Records with drawing code:

-- Begin --

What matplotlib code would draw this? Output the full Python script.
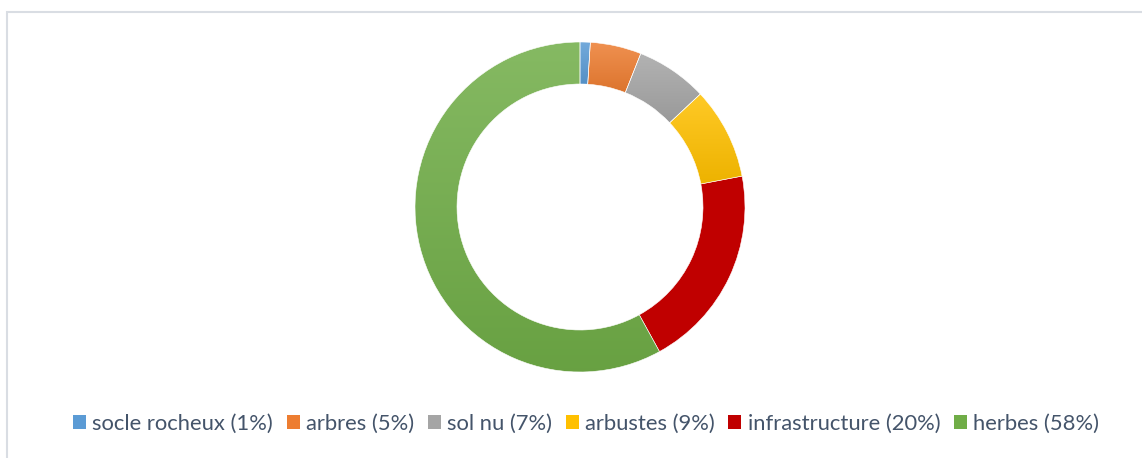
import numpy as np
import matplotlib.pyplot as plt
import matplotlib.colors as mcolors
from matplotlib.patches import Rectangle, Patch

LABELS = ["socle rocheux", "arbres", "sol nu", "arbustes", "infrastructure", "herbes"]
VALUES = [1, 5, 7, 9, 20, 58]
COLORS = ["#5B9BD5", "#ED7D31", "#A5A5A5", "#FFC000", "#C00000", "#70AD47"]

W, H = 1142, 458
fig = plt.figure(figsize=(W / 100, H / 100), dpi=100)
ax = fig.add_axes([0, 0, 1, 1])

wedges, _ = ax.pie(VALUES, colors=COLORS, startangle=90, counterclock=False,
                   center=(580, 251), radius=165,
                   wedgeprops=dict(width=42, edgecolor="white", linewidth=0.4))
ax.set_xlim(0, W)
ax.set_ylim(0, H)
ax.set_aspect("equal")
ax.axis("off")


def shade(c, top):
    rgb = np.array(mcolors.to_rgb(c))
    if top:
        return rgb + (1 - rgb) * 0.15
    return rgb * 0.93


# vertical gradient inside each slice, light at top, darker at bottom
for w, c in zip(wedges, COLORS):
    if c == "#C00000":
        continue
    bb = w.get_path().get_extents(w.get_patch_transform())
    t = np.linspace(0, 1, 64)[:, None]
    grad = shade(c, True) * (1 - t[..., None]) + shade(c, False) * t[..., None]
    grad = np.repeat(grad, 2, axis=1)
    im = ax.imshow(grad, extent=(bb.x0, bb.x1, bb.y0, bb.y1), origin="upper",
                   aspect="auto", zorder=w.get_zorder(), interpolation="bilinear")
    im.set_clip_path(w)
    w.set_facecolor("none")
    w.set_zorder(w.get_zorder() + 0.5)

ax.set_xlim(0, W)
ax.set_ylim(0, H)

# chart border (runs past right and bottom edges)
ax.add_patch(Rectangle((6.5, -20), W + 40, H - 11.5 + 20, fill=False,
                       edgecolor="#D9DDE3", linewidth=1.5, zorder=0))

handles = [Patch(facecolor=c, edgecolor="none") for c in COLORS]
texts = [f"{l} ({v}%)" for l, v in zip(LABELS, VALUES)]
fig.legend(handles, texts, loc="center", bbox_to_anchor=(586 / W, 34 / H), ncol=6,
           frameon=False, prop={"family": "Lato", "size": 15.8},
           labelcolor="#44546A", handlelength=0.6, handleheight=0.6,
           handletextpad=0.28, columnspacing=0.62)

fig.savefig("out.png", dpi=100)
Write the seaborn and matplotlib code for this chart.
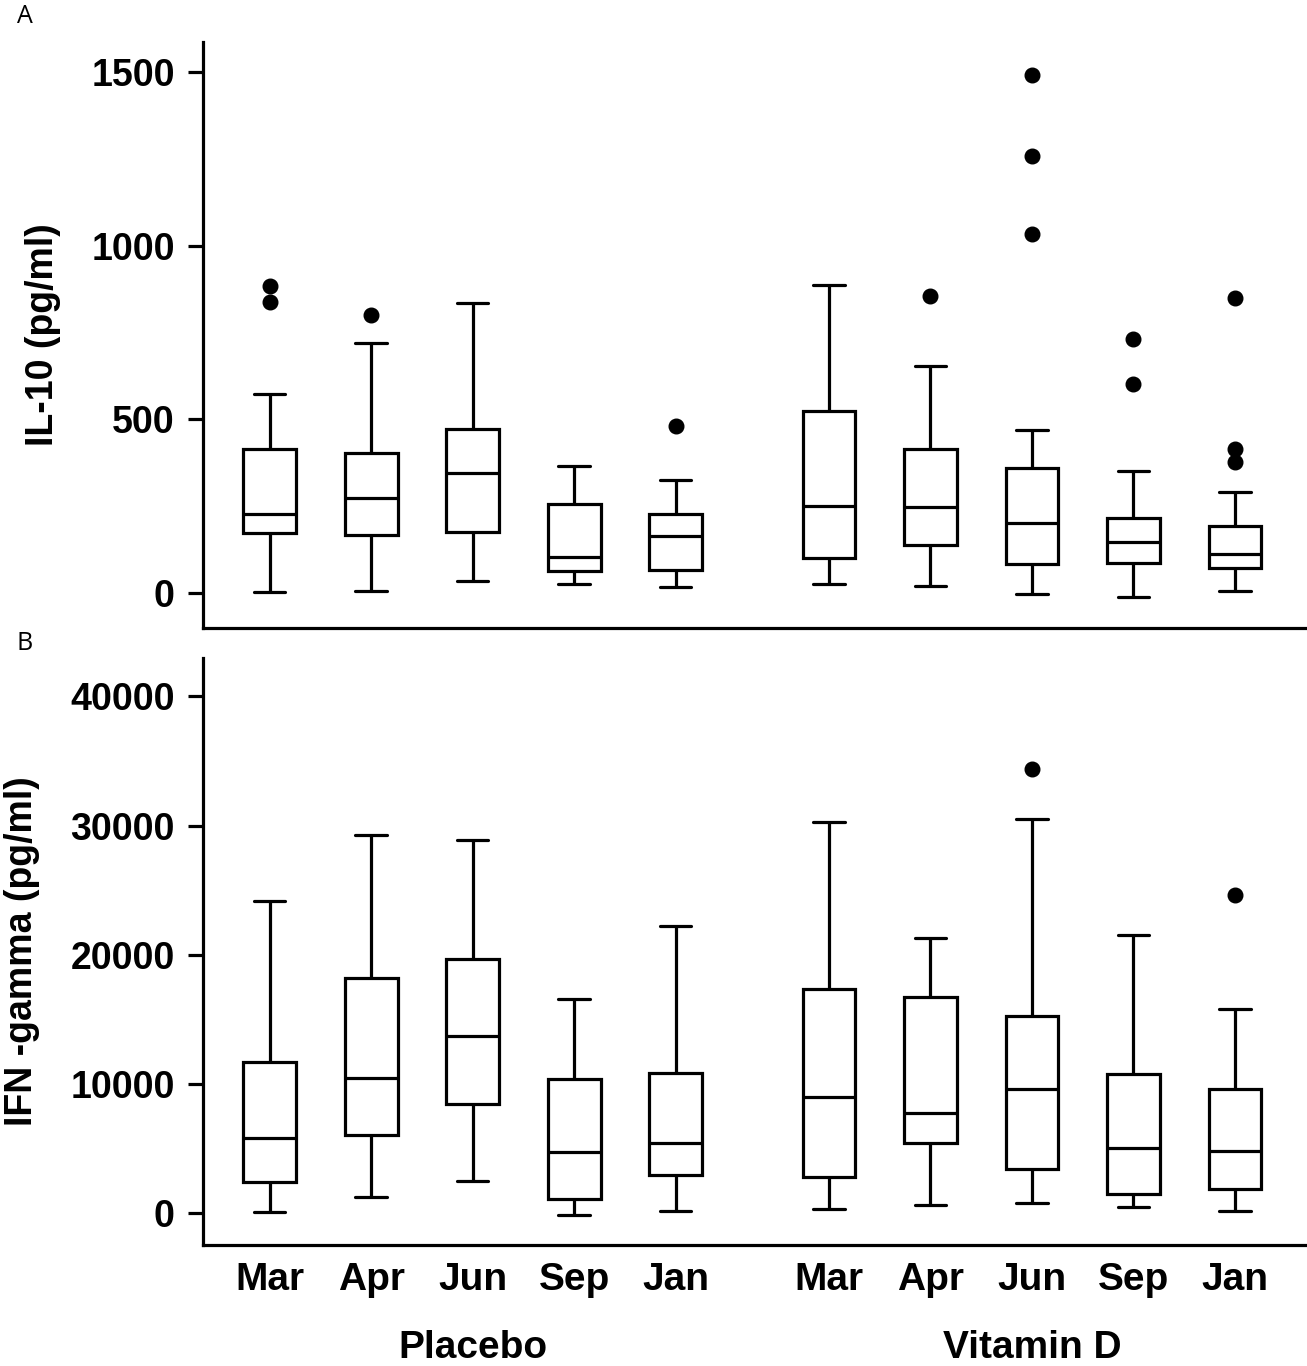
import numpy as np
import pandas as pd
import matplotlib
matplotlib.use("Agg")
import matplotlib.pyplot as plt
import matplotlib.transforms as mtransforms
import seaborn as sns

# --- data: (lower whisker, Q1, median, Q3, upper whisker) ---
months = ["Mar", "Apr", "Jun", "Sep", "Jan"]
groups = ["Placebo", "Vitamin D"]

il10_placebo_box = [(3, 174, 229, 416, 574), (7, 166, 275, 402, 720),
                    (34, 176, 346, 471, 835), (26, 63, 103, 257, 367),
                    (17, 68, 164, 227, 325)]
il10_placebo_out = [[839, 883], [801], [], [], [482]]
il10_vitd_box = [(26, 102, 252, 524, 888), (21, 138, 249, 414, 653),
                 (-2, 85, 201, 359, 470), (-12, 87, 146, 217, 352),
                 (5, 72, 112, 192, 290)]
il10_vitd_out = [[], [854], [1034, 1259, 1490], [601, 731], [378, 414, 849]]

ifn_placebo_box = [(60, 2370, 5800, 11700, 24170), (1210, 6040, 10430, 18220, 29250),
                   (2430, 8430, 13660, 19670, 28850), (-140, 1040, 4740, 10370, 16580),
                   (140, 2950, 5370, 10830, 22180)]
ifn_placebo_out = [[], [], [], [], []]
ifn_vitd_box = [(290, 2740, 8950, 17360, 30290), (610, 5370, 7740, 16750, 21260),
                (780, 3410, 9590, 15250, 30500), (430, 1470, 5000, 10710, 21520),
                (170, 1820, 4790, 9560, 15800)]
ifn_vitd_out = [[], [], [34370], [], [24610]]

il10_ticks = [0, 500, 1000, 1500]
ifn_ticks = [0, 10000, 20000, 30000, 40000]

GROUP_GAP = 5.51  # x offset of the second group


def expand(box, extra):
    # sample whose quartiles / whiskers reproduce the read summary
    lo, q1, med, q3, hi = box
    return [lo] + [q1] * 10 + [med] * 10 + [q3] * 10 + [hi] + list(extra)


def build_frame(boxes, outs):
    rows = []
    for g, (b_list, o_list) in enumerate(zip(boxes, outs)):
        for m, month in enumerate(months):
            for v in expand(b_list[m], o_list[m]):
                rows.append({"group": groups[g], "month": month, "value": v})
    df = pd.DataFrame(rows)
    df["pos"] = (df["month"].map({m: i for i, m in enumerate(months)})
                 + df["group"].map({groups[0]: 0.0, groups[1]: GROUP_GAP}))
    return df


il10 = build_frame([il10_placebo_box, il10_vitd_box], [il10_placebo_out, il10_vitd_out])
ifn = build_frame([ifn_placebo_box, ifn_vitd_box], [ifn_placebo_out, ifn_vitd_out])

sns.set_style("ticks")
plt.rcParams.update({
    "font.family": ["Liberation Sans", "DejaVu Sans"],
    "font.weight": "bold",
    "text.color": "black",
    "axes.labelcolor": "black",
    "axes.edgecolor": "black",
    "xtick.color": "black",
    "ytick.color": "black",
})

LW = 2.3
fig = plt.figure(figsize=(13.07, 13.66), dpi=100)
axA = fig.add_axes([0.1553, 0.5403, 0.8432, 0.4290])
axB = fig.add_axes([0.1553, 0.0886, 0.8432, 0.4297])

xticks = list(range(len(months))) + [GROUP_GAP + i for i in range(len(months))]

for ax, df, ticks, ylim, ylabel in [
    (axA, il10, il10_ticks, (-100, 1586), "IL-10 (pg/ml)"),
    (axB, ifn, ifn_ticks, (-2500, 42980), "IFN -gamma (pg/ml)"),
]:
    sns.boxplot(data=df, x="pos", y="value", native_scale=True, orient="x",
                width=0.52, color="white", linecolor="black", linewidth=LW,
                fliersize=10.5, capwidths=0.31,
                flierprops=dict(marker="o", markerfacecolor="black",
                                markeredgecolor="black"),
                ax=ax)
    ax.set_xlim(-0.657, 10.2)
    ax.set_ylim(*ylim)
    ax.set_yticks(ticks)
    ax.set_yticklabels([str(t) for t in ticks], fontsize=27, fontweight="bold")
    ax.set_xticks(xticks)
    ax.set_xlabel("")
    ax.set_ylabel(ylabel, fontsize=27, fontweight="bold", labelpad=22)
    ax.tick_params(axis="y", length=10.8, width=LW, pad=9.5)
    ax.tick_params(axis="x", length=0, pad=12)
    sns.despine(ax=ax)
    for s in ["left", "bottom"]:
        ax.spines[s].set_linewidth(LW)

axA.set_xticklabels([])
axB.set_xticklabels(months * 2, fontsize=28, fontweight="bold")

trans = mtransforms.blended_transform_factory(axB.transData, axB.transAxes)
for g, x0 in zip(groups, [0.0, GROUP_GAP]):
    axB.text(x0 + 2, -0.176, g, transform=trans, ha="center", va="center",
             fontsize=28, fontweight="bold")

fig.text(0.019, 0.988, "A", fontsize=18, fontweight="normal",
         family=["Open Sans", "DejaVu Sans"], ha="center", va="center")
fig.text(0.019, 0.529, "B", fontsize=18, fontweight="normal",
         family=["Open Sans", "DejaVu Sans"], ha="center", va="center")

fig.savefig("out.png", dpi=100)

-- End --

Stated goal:
Output exactly the lines above, from the line with "Write the seaborn" to the line with "[378, 414, 849]]", both included; skip the pictures.

Solution to this problem:
Write the seaborn and matplotlib code for this chart.
import numpy as np
import pandas as pd
import matplotlib
matplotlib.use("Agg")
import matplotlib.pyplot as plt
import matplotlib.transforms as mtransforms
import seaborn as sns

# --- data: (lower whisker, Q1, median, Q3, upper whisker) ---
months = ["Mar", "Apr", "Jun", "Sep", "Jan"]
groups = ["Placebo", "Vitamin D"]

il10_placebo_box = [(3, 174, 229, 416, 574), (7, 166, 275, 402, 720),
                    (34, 176, 346, 471, 835), (26, 63, 103, 257, 367),
                    (17, 68, 164, 227, 325)]
il10_placebo_out = [[839, 883], [801], [], [], [482]]
il10_vitd_box = [(26, 102, 252, 524, 888), (21, 138, 249, 414, 653),
                 (-2, 85, 201, 359, 470), (-12, 87, 146, 217, 352),
                 (5, 72, 112, 192, 290)]
il10_vitd_out = [[], [854], [1034, 1259, 1490], [601, 731], [378, 414, 849]]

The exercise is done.